Idées

Lettre d’un émigré (1). La fin de la loi – 末法

Il existe dans l’enseignement du Bouddha une succession dans les âges en trois périodes : l’ère de la loi véritable seihô正法, l’ère du simulacre de loi zôhô像法, et l’ère de la fin de la loi mappô 末法. La loi signifie l’enseignement de bouddha, la loi de Bouddha, c’est-à-dire la vérité légitime quelque part. Si l’on se souvient d’ailleurs qu’apparemment le mot « loi » signifie étymologiquement « chose dite », on ne pourra que se gausser de la bizarre et drôlesque oxymore « loi écrite ». Sauf que le tragique étouffe l’humour, puisque cette « loi écrite » tue la loi vraie, c’est-à-dire la loi non écrite, et, par excellence, la loi du Verbe, ou, pour éviter le pléonasme, le Verbe tout court. En un mot la loi divine. Tout le genre humain s’évertue, habituellement, à vivre la loi, et les asiates n’échappent pas à cette nature de l’homme.

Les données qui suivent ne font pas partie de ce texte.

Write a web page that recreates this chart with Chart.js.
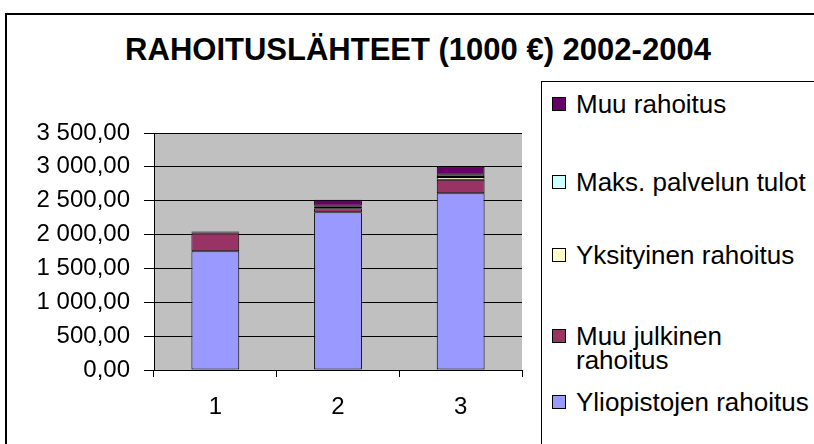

Il devient même extrêmement troublant de découvrir dans cet enchainement des âges bouddhiques le déroulé funeste de la déchéance moderne. L’âge de la loi juste voire loi droite désigne une période qui courrait de 500 à 1000 ans, où la loi divine est non seulement respectée mais surtout vécue, incarnée, approfondie. L’âge du simulacre de la loi désigne une ère d’environ un millénaire aussi, ou déjà l’authenticité de la loi divine se perd de vue, ou on ne respecte plus que la forme, les rites et autres, mais sans plus d’âme ni d’essence, ou du moins une essence qui s’amenuise et une âme qui s’assèche. Enfin arrivent les temps de la fin de la loi. Cet âge est marqué par une sorte d’intellectualisme où, si l’on ne cesse de finasser, débattre et raisonner sur la loi divine, on ne pratique plus du tout, la forme même des rites, des entrainements et des méthodes d’éveil, de l’incarnation de la religion dans le monde en somme. L’homme se perd dans les enfers de l’idée reine et de la débauche pratique sur tous les plans et dans tous ses sens.

Comment ne pas penser à l’état de notre monde moderne actuel ? Ou plutôt, il serait plus exact de remarquer la seule invention, certes funeste, de la modernité : elle a ouvert un quatrième âge, celui de la négation de la loi. La distinction entre les âges n’est qu’une pure distinction commode qui ne recouvre pas le réel : dans la réalité tous les âges cohabitent, mais le quatrième est le plus fort dans les pays modernisés.

On pourrait tenter de distinguer le dosage de ces âges parmi les chrétiens. Le troisième pourrait être attribué comme âge prépondérant – mais pas total, heureusement, les justes sont partout, même s’ils sont parfois bien seuls – aux églises réformées, qui croient que la messe ne fait que commémorer, qu’il n’y a donc plus d’incarnation, et que tout se discute, voire une certaine frange bien protestantéisée de soi-disant catholiques. Le deuxième serait plutôt dans l’Eglise catholique actuelle progressiste ou celle de la tradition désincarnée.  Et la première, où elle peut… C’est-à-dire au minimum dans un environnement où les formes sont justes, requis préalable pour retrouver le chemin vers l’essence divine.

On pourrait aussi voir une analogie troublante avec les derniers siècles de l’histoire française. Des « Lumières » qui sont dans la fin de la loi, réduisant Dieu à une idée, qui les gène déjà, sans pratique, à part celle de la débauche morale au mieux et le plus souvent. L’ordre à la Napoléon, lui, instaure un deuxième âge de simulacre de loi. Cet « ordre » sans âme oublie l’essence et encourage d’ailleurs l’avènement funeste de l’âge où nous sommes, celle de la négation du divin, la négation de l’ordre. Elle a le défaut terrible d’entrainer des gens, qui sinon auraient bien naturellement marché sur la voie divine, vers les affres de la négation de Dieu.

La restauration passe par la restauration de la loi incarnée divine, la loi du Verbe, qui n’a bien entendu rien à voir avec ce que le vulgaire du siècle entend par « loi ». La restauration passe ainsi tout naturellement vers la légitimité, seul moyen de retrouve le Verbe.